A explicação da ementa é a seguinte:
Determina que os animais não humanos possuem natureza jurídica sui generis e são sujeitos de direitos despersonificados, dos quais devem gozar e obter tutela jurisdicional em caso de violação, vedado o seu tratamento como coisa (BRASIL, 2019).
Esse Projeto tem o objetivo de proibir que animais sejam juridicamente tratados como coisas, criando uma natureza jurídica específica para animais não-humanos. Lembremos que, atualmente, nosso Código Civil os equipara a “coisas semoventes”.
O texto é de autoria do deputado Ricardo Izar (PP-SP) e chegou ao Senado em 2018. A proposta terá de voltar para análise da Câmara dos Deputados, pois foi modificada pelos senadores.
Pelo projeto, os animais são reconhecidos como seres sencientes, termo que une sensibilidade e consciência. Isso significa que os animais não-humanos, assim como o homem, sentem dor e emoção e estão sujeitos ao sofrimento. Mas o termo senciente pode referir-se também a experiências positivas, como prazer e felicidade.
Cabe ressaltar que a senciência dos animais não-humanos já fora reconhecida desde 2012, na Conferência de Cambridge:
[…] o peso das evidências indica que os humanos não são os únicos a possuir os substratos neurológicos que geram a consciência. Animais não humanos, incluindo todos os mamíferos e as aves, e muitas outras criaturas, incluindo polvos, também possuem esses substratos neurológicos (INSTITUTO HUMANITAS UNISINOS, 2012).
A luta pelo reconhecimento de que, por serem sencientes, os animais não-humanos devem ter garantidos seus direitos fundamentais (de 4ª dimensão) pode parecer estranha e até mesmo insignificante para alguns.

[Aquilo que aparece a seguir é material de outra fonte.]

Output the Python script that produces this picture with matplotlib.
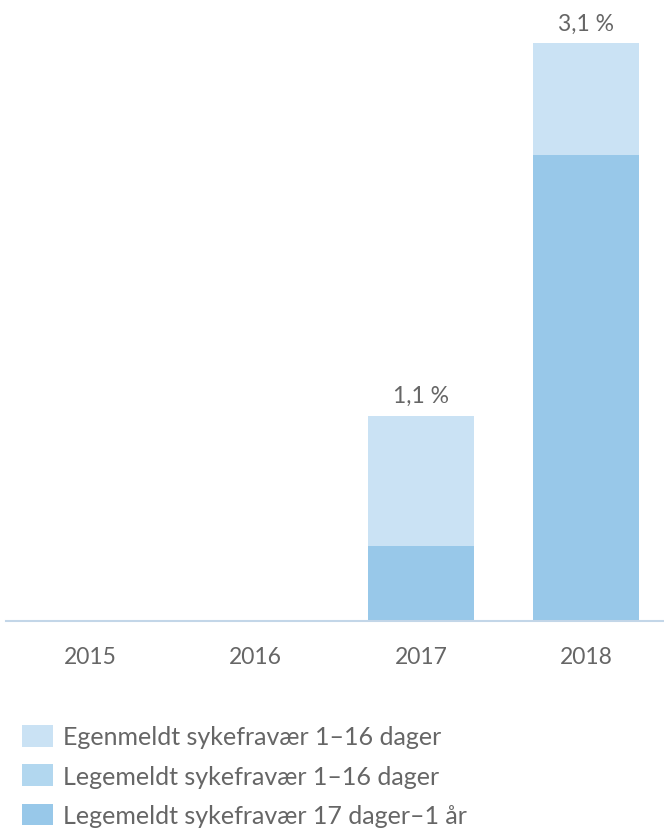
import matplotlib.pyplot as plt
import numpy as np

plt.rcParams['font.family'] = ['Lato', 'DejaVu Sans']

years = ['2015', '2016', '2017', '2018']
egenmeldt = [0.0, 0.0, 0.7, 0.6]
legemeldt_kort = [0.0, 0.0, 0.0, 0.0]
legemeldt_lang = [0.0, 0.0, 0.4, 2.5]
totals = ['', '', '1,1 %', '3,1 %']

labels = ['Egenmeldt sykefravær 1–16 dager',
          'Legemeldt sykefravær 1–16 dager',
          'Legemeldt sykefravær 17 dager–1 år']
colors = ['#cae2f4', '#b2d7ef', '#98c8e9']
grey = '#666666'

fig = plt.figure(figsize=(6.64, 8.29), dpi=100)
ax = fig.add_axes([6 / 664, 207 / 829, 658 / 664, 622 / 829])

x = np.arange(len(years))
w = 0.64
b1 = np.array(legemeldt_lang)
b2 = b1 + np.array(legemeldt_kort)
h_lang = ax.bar(x, legemeldt_lang, w, color=colors[2], label=labels[2])
h_kort = ax.bar(x, legemeldt_kort, w, bottom=b1, color=colors[1], label=labels[1])
h_egen = ax.bar(x, egenmeldt, w, bottom=b2, color=colors[0], label=labels[0])

tops = b2 + np.array(egenmeldt)
for xi, t, s in zip(x, tops, totals):
    if s:
        ax.annotate(s, (xi, t), xytext=(0, 7), textcoords='offset points',
                    ha='center', va='bottom', fontsize=16.5, color=grey)

ax.set_xlim(-0.508, 3.47)
ax.set_ylim(0, 622 / 186.4)
ax.set_xticks(x)
ax.set_xticklabels(years, fontsize=16.5, color=grey)
ax.tick_params(axis='x', length=0, pad=18)
ax.set_yticks([])
for s in ['top', 'right', 'left']:
    ax.spines[s].set_visible(False)
ax.spines['bottom'].set_color('#c3d6e8')
ax.spines['bottom'].set_linewidth(1.5)

fig.legend([h_egen, h_kort, h_lang], labels, loc='upper left',
           bbox_to_anchor=(12 / 664, 1 - 716 / 829), frameon=False,
           fontsize=18, labelcolor=grey, handlelength=1.25, handleheight=0.95,
           handletextpad=0.4, labelspacing=0.64, borderaxespad=0)

fig.savefig('out.png', dpi=100)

Mas recordemos que ela se assemelha a várias lutas históricas, como, por exemplo, a da libertação dos negros escravizados, os quais também eram comparados a coisas.
A pretensa superioridade humana sobre os demais seres ocupantes do planeta condena-os a uma vida servil. E, quando o homem confere algum direito aos demais, faz com que uns sejam favorecidos em detrimento de outros, configurando o especismo seletivo, onde é atribuído valor moral a algumas espécies, mas não a outras.
Equiparar aos animais os mesmos direitos que hoje são apenas dos humanos para muitos, parece algo desnecessário e incompreensível. Essa avaliação começa equivocada dado a ignorância (ou desconhecimento) de que os animais possuem a sua própria forma de inteligência, de vida, seu modo autêntico de comunicação e organização social. Não são e nunca foram seres desprovidos de inteligência, que precisariam ou deveriam ser controlados pelos humanos (SERRÃO, 2015).
Observa-se que por ocasião da aprovação do PL, foi também acatada a emenda do Senador Otto Alencar, do PSD/BA, a qual estabelece que a tutela jurisdicional não abrange os animais de produção (atividade agropecuária) nem os que participam de manifestações culturais (como a vaquejada).
Proteção aos animais?
Pode-se afirmar, portanto, que apesar de a aprovação do PL 27/2018 no Senado representar um avanço no que se refere ao status jurídico dos animais não-humanos, a exclusão dos animais de produção e os que participam de manifestações culturais denota sua face especista e subserviente aos interesses econômicos. Se não, qual a razão da proteção estender-se apenas a alguns animais e desconsiderar outros?
É inegável que valores milionários giram em torno da atividade envolvendo a produção de carne e demais produtos advindos da agropecuária. E as pretensas “manifestações culturais” também movimentam muito dinheiro através da realização de rodeios, vaquejadas, tiro de laço e outras competições. Isto posto, pode-se deduzir que interesse econômico e o poder de alguns grupos que muito lucram com a exploração de animais suscitaram a exclusão de bilhões de vacas, ovelhas, porcos, galinhas, cavalos, touros e outros – repetindo: seres sencientes – da tutela que lhes é devida.
O Projeto agora retornará à Câmara, onde se espera que esse acréscimo segregativo seja refutado, pois TODOS os animais não-humanos devem possuir os mesmos direitos.